Lawyers tend to get obsessively bogged down in details, but there’s a reason for that – those details can make the difference between a complete mess and something that is done correctly.
Take a phone call I got a couple of weeks ago from a friend of mine, for example. He was wondering about an irrevocable trust that was formed by his father a few years ago. My friend and his siblings were all beneficiaries of the trust, and the property of that trust were to be enjoyed during the lifetimes of the settlors – the father and his wife.
The father was identified specifically as a settlor, but the wife was simply referred to as “wife” throughout the trust. The wife presumed to be the one identified in the trust died a few years ago, and the father was planning to get remarried. Since the “wife” referred to in the trust was never specifically identified, that left a legal question – could the new wife essentially become a settlor?
That was a pressing question for my friend because the soon-to-be new wife is quite a few years younger than the father. If the trust expired upon the death of the new wife, then there was the fear she would outlive the father by several decades and essentially burn through all the trust property.
I told my friend that he was probably in luck because Ark. Code Ann. 28-73-402(a)(3) clearly states that beneficiaries must be clearly identified. Throw in a little case law – Arkansas Annual Conf. of the AME Church v. New Direction Praise and Worship Center, 375 Ark. 428 (2009) – and we learn that courts rely heavily on the notion that beneficiaries must be identified and known at the time the trust was drafted.
In other words, there is a very good argument that the new wife was not clearly identified and, as such, could not become a settlor. Heck, there may have been an argument that the original wife was never clearly identified and may not have been a settlor (but that’s a topic for a later discussion).

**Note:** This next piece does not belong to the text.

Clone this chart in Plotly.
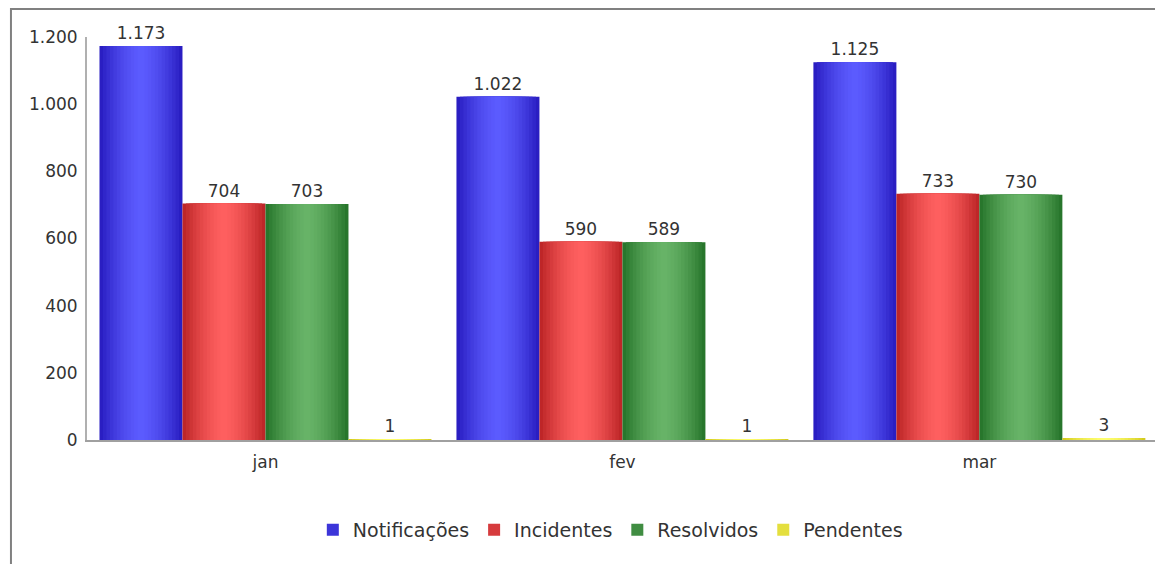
import plotly.graph_objects as go

months = ["jan", "fev", "mar"]
series_names = ["Notificações", "Incidentes", "Resolvidos", "Pendentes"]
notificacoes = [1173, 1022, 1125]
incidentes = [704, 590, 733]
resolvidos = [703, 589, 730]
pendentes = [1, 1, 3]
y_ticks = [0, 200, 400, 600, 800, 1000, 1200]

series_values = [notificacoes, incidentes, resolvidos, pendentes]
# (edge colour, centre colour)
palette = [
    ((0x2a, 0x1e, 0xc2), (0x5c, 0x5c, 0xff)),
    ((0xbe, 0x26, 0x28), (0xff, 0x60, 0x60)),
    ((0x28, 0x76, 0x2c), (0x68, 0xb4, 0x68)),
    ((0xd4, 0xcc, 0x20), (0xff, 0xff, 0x70)),
]

def mix(a, b, s):
    return "rgb(%d,%d,%d)" % tuple(round(a[i] + (b[i] - a[i]) * s) for i in range(3))

bargap = 0.07
slot = (1 - bargap) / 4
n_layers = 12
legend_layer = 3
x_idx = list(range(len(months)))

fig = go.Figure()
for i, (name, vals) in enumerate(zip(series_names, series_values)):
    edge, centre = palette[i]
    c_off = (-1.5 + i) * slot
    for k in range(n_layers):
        frac = 1 - k / n_layers
        s = 1 - frac ** 1.6
        w = slot * frac
        fig.add_trace(go.Bar(
            x=x_idx, y=vals, width=w, offset=c_off - w / 2,
            marker=dict(color=mix(edge, centre, s), line=dict(width=0)),
            name=name, legendgroup=name, legendrank=i + 1,
            showlegend=(k == legend_layer),
            text=[f"{v:,}".replace(",", ".") for v in vals] if k == 0 else None,
            textposition="outside" if k == 0 else "none",
            textfont=dict(family="DejaVu Sans", size=17, color="#333333"),
            cliponaxis=False,
            hoverinfo="skip" if k else "all",
        ))

fig.update_layout(
    width=1155, height=564,
    barmode="overlay",
    separators=",.",
    paper_bgcolor="white", plot_bgcolor="white",
    margin=dict(l=87, r=0, t=37, b=124),
    font=dict(family="DejaVu Sans", size=17, color="#333333"),
    xaxis=dict(
        tickmode="array", tickvals=x_idx, ticktext=months,
        range=[-0.5, 2.492], showline=True, linecolor="#a0a0a0", linewidth=2,
        showgrid=False, zeroline=False, ticks="", ticklabelstandoff=6,
        tickfont=dict(size=17, color="#333333"),
    ),
    yaxis=dict(
        range=[0, 1200], tickvals=y_ticks, tickformat=",d", separatethousands=True,
        showline=True, linecolor="#b0b0b0", linewidth=2,
        showgrid=False, zeroline=False, ticks="", ticklabelstandoff=4,
        tickfont=dict(size=17, color="#333333"),
    ),
    legend=dict(
        orientation="h", x=0.49, xanchor="center", y=-0.223, yanchor="middle",
        font=dict(size=19, color="#333333"), bgcolor="rgba(0,0,0,0)",
        itemsizing="constant", tracegroupgap=0,
    ),
    shapes=[dict(
        type="rect", xref="paper", yref="paper",
        x0=-0.0712, x1=1.02, y0=-0.4, y1=1.0695,
        line=dict(color="#808080", width=2), fillcolor="rgba(0,0,0,0)",
        layer="below",
    )],
)

fig.write_html("out.html")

Still, families do tend to fight over money and property and you never know for sure what a court is going to do. The safest thing for my friend, his siblings and their father to do would be to modify the irrevocable trust to make sure all parties are clearly identified. While it is true you can’t go fooling around with an irrevocable trust on a whim, it is also true that Ark. Code Ann. 28-73-411(a)(1) states that such a trust may be modified or terminated upon consent of the settlor and all beneficiaries (if anyone objects, then the court can be called in to settle the issue and that’s when things start to get expensive).
Since everyone was in agreement that the new wife should not be made a settlor, a modification made a whole lot of sense.
See? Boring, but it is very important to advise clients on how to form trusts or deal with ones that were poorly drafted. Obsessive attention to detail, then, can be a good thing.